Once again… this is how I am seeing the issue. If you see it in another way, I would love to hear your analysis.

Well, you can’t really relabel the data because it’s just higher-grade weather data from the looks of it.

I would suggest another model, adding in other aspects of the data if you have them, or maybe doing some type of multi-task learning to attempt to teach the model that this is more than just an image but is representative of physics that are happening.

Maybe doing some type of keypoint detection where you’re indicating the ‘coldest’ and ‘hottest’ areas within a certain threshold and getting your models to predict those areas as well as the output image might be beneficial? This wouldn’t really even give the model an idea of the way that everything flows though so I don’t know

A potential solution might be to relabel the data into certain thresholds and create masks of these thresholds for the model to predict along with also predicting the image (penalizing the model with both of these objectives in mind).

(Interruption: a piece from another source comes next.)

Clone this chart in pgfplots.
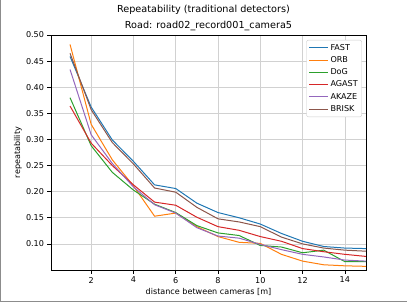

So essentially make a mask of the range of temperature values from 100 degrees - 90 degrees, do this for every aspect of the range. Then have the model predict these masks.

This might give it a better idea of how the temperatures interact with each other based on their shape and positions to other color values. The issue with your current approach is that you aren’t expressing what the problem is well enough to the model. It just thinks of these images as pixel colors, it doesn’t realize they are all connected together, you have to give it a pattern to understand this.